I have a sense that my attitude to Black Friday and Cyber Monday makes me something of an archetypal grumpy old man. Nothing could have tempted me onto the high street or online, given a nagging feeling that we were all being subjected to extreme marketing hype and tempted into intensely conspicuous consumption.
However, for those who benefited from George Osborne's Autumn Statement U-turn last week, there may have been the opportunity to get some real bargains, safe in the knowledge that next year's income would not now be significantly reduced by the tax credit changes originally proposed.
As for Black Friday and Cyber Monday, we will not see much short-term impact on the share prices of retailers until we get a much clearer picture of the effect on their sales, and most importantly, on their profitability.

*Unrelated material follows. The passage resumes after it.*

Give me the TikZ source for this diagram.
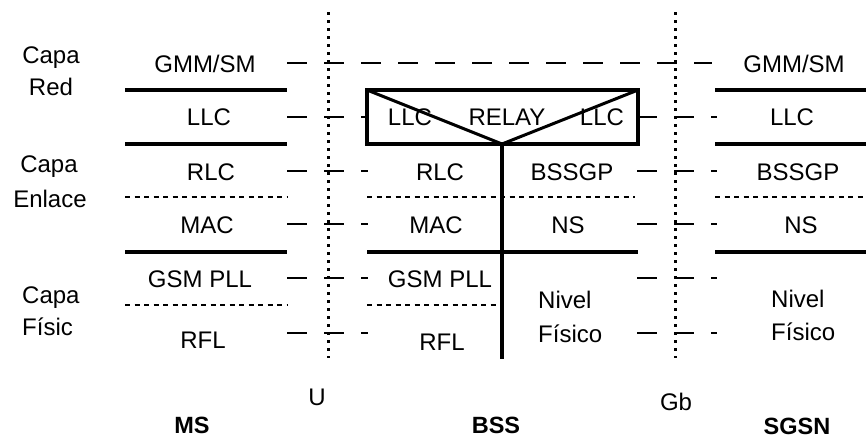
\documentclass[tikz,border=0pt]{standalone}
\usepackage{fontspec}
\setmainfont{Liberation Sans}
\begin{document}
\begin{tikzpicture}[x=1pt,y=-1pt,
  txt/.style={font=\fontsize{24}{28}\selectfont, inner sep=0pt, anchor=base},
  txtl/.style={txt, anchor=base west},
  bold/.style={txt, font=\fontsize{23.5}{28}\selectfont\bfseries},
  thickbar/.style={line width=4.5pt},
  diag/.style={line width=3pt},
  dotsep/.style={line width=2pt, dash pattern=on 5pt off 4.5pt},
  iface/.style={line width=3pt, dash pattern=on 3pt off 5pt},
  peer/.style={line width=2.5pt, dash pattern=on 20pt off 17pt}]
\useasboundingbox (0,0) rectangle (866,439);

% layer labels
\node[txt] (c1) at (51,63) {Capa};
\node[txt] (c1b) at (51,95) {Red};
\node[txt] (c2) at (49,172) {Capa};
\node[txt] (c2b) at (50,207) {Enlace};
\node[txtl] (c3) at (22,303) {Capa};
\node[txtl] (c3b) at (22,335) {Físic};

% interfaces
\draw[iface] (328,12) coordinate (u1) -- (328,358) coordinate (u2);
\draw[iface] (675,12) coordinate (g1) -- (675,358) coordinate (g2);
\node[txt] (U) at (317,405) {U};
\node[txt] (Gb) at (676,410) {Gb};

% MS column
\draw[thickbar] (125,90) -- (287,90);
\draw[thickbar] (125,144) -- (287,144);
\draw[dotsep] (125,197) -- (287,197);
\draw[thickbar] (125,252) -- (287,252);
\draw[dotsep] (125,305) -- (287,305);
\node[txt] (ms1) at (205,72) {GMM/SM};
\node[txt] (ms2) at (209,125) {LLC};
\node[txt] (ms3) at (211,180) {RLC};
\node[txt] (ms4) at (207,233) {MAC};
\node[txt] (ms5) at (200,287) {GSM PLL};
\node[txt] (ms6) at (203,348) {RFL};
\node[bold] (MS) at (192,433) {MS};

% BSS column
\draw[thickbar, line join=miter] (367,90) rectangle (638,144);
\draw[diag] (367,90) -- (502,144) -- (638,90);
\draw[thickbar] (502,144) -- (502,359);
\draw[dotsep] (367,197) -- (635,197);
\draw[thickbar] (367,252) -- (638,252);
\draw[dotsep] (367,305) -- (500,305);
\node[txt] (b1) at (410,125) {LLC};
\node[txt] (b2) at (507,125) {RELAY};
\node[txt] (b3) at (602,125) {LLC};
\node[txt] (b4) at (440,180) {RLC};
\node[txt] (b5) at (572,180) {BSSGP};
\node[txt] (b6) at (436,233) {MAC};
\node[txt] (b7) at (568,233) {NS};
\node[txt] (b8) at (440,287) {GSM PLL};
\node[txt] (b9) at (442,350) {RFL};
\node[txtl] (b10) at (538,308) {Nivel};
\node[txtl] (b11) at (538,342) {Físico};
\node[bold] (BSS) at (496,433) {BSS};

% SGSN column
\draw[thickbar] (715,90) -- (866,90);
\draw[thickbar] (715,144) -- (866,144);
\draw[dotsep] (715,197) -- (866,197);
\draw[thickbar] (715,252) -- (866,252);
\node[txt] (s1) at (794,72) {GMM/SM};
\node[txt] (s2) at (792,125) {LLC};
\node[txt] (s3) at (798,180) {BSSGP};
\node[txt] (s4) at (801,233) {NS};
\node[txtl] (s5) at (771,307) {Nivel};
\node[txtl] (s6) at (771,340) {Físico};
\node[bold] (SGSN) at (797,434) {SGSN};

% peer-to-peer dashes
\draw[peer] (287,63) -- (712,63);
\foreach \y in {117,171,224,278,333} {
  \draw[peer] (287,\y) -- (368,\y);
  \draw[peer] (637,\y) -- (717,\y);
}
\end{tikzpicture}
\end{document}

It is certainly a good time for euro exporters of consumer goods to retailers in the US, with the euro trading well below $1.10, and with the lowest monthly close in quite some time. Some are even talking about parity based on the contrast between the relative positions of the US and Europe in the economic cycle.
Indeed, speculation is mounting that the ECB is preparing to cut rates yet again in order to strengthen the emerging recovery. In contrast, the signals from the Fed continue to point to an imminent increase in rates, as long as there are no economic shocks from China and relative calm is maintained in emerging markets.
Last week the 'steady as it goes' performance of the US equity market was in marked contrast to falls in a very volatile Chinese stock market, which was down by over 5% on Friday as the market responded to poor industrial profit figures and a number of regulatory concerns. European markets held on to the positive territory of the last three months performance, reflecting the improving economic and monetary policy environment.
A significant number of local investors own residential buy-to-let property. As a consequence of the Chancellor's announcements 'amateur' investors, in other words those with less than 15 buy-to-let properties, will have to pay an additional 3% stamp duty on properties that they buy after April next year. The measure will also apply to those who buy a second home.
In addition to raising tax revenues of over £600m, this measure is expected to dampen the impact of the buy-to-let and second home market. Buy-to-let investors have already had to come to terms with the previous announcement of a reduction in interest rate tax relief. There will continue to be attractive buy-to-let opportunities, but there is no doubt that the calculations on return and value will now have to be recalibrated.